HALLOWEEN SPOOKTACULAR DAY 6! Inanimate objects can be evil too By Richard Crouse

Snap00011We can all imagine the fear that comes along with being chased by a werewolf. Or waking up to find Dracula staring down at you. They are living, breathing (or in Drac’s case, dead and not so breathing, but you get the idea) embodiments of evil. But how about inanimate objects? Have you ever been terrified of a lamp? Or creeped out by a tire?

In this weekend’s The Possession, a Dybbuk Box purchased at a yard sale brings misfortune to everyone who comes in contact with it.

It’s not the first time that the movies have imbued an inert object with evil powers.

There have been loads of haunted houses in the movies. In most of them, however, the house is merely a vessel for a spirit or some unseen entity that makes its presence know by making the walls bleed or randomly slamming doors. Rarer is the house that is actually evil.

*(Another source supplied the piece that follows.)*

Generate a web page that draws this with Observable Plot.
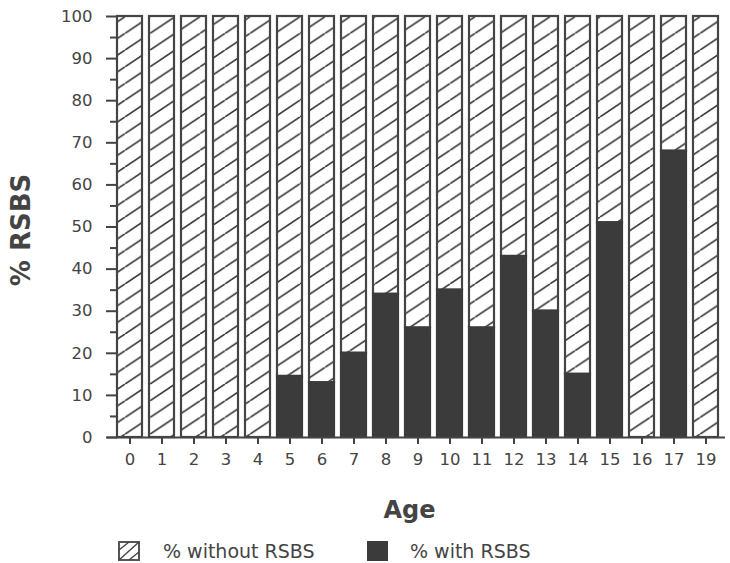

Stephen King wrote about a house that eats people in the third installment of his Dark Tower series. On screen Robert Zemeckis and Steven Spielberg visualized the idea in the appropriately titled Monster House.

In this animated movie three teens figure out the house across the street is a man-eating monster.

By the time they got around to the fourth installment of the most famous haunted house series, the Amityville Horror, filmmakers had to figure out a new plotline apart from the tired “new owners move in to the house, get freaked out leave,” storyline. In The Amityville Horror: The Evil Escapes, a cursed lamp causes all sorts of trouble when it is shipped from the evil Long Island house to a Californian mansion.

Much weirder is Rubber, the story of a killer tire — yes, you read that right — with psychokinetic powers — think Carrie with treads — who terrorizes the American southwest. It’s an absurdist tract on how and why we watch movies, what entertainment is and the movie business, among other things. But frankly, mostly it’s about a tire rolling around the desert and while there is something kind of hypnotic about watching the tire on its murderous journey — think Natural Born Killers but round and rubbery — that doesn’t mean Rubber is a good movie.

Finally, think bed bugs are bad? How about a hungry bed? The title of this one sums it up: Death Bed: The Bed that Eats.

RUBBER: 2 STARS

kinopoisk.ru“Rubber” is an odd movie. It’s become fanboy-fashionable to rave about the story of a killer tire—yes, you read that right—with psychokinetic powers—think “Carrie” with treads—who terrorizes the American southwest and I’ll throw my hat in the ring, but only to a certain point. Writer/director Quentin Dupieux begins the film with an existential manifesto, an ode to the “no reason” element he says is crucial to the success of any movie.

“In the Steven Spielberg movie E.T, why is the alien brown? No reason,” says Lieutenant Chad (Stephen Spinella) in the film’s opening minutes. “I could go on for hours with more examples. The list is endless. You probably never gave it a thought… but all great films, without exception, contain an important element of no reason.”

The speech, while entertaining, is a dodge that allows the director to present all the story’s bizarre twists with a straight face but it is kind of disingenuous. Of course there is a reason why the tire comes to life and kills people. Just like there is a reason why there is a group of people in the desert watching the tire’s killing spree through binoculars as though they are watching a movie. I could go on for hours with more examples, to quote Lieutenant Chad, but you get the point.

It’s an absurdist tract on how and why we watch movies, what entertainment is and the movie business, among other things. But frankly, mostly it’s about a tire rolling around the desert and while there is something kind of hypnotic about watching the tire on its murderous journey—think “Natural Born Killer” but round and rubbery—that doesn’t mean “Rubber” is a good movie. For all its subtext, style and audacious storytelling it is still essentially a cool short film idea stretched beyond comfort to 82 minutes (with credits).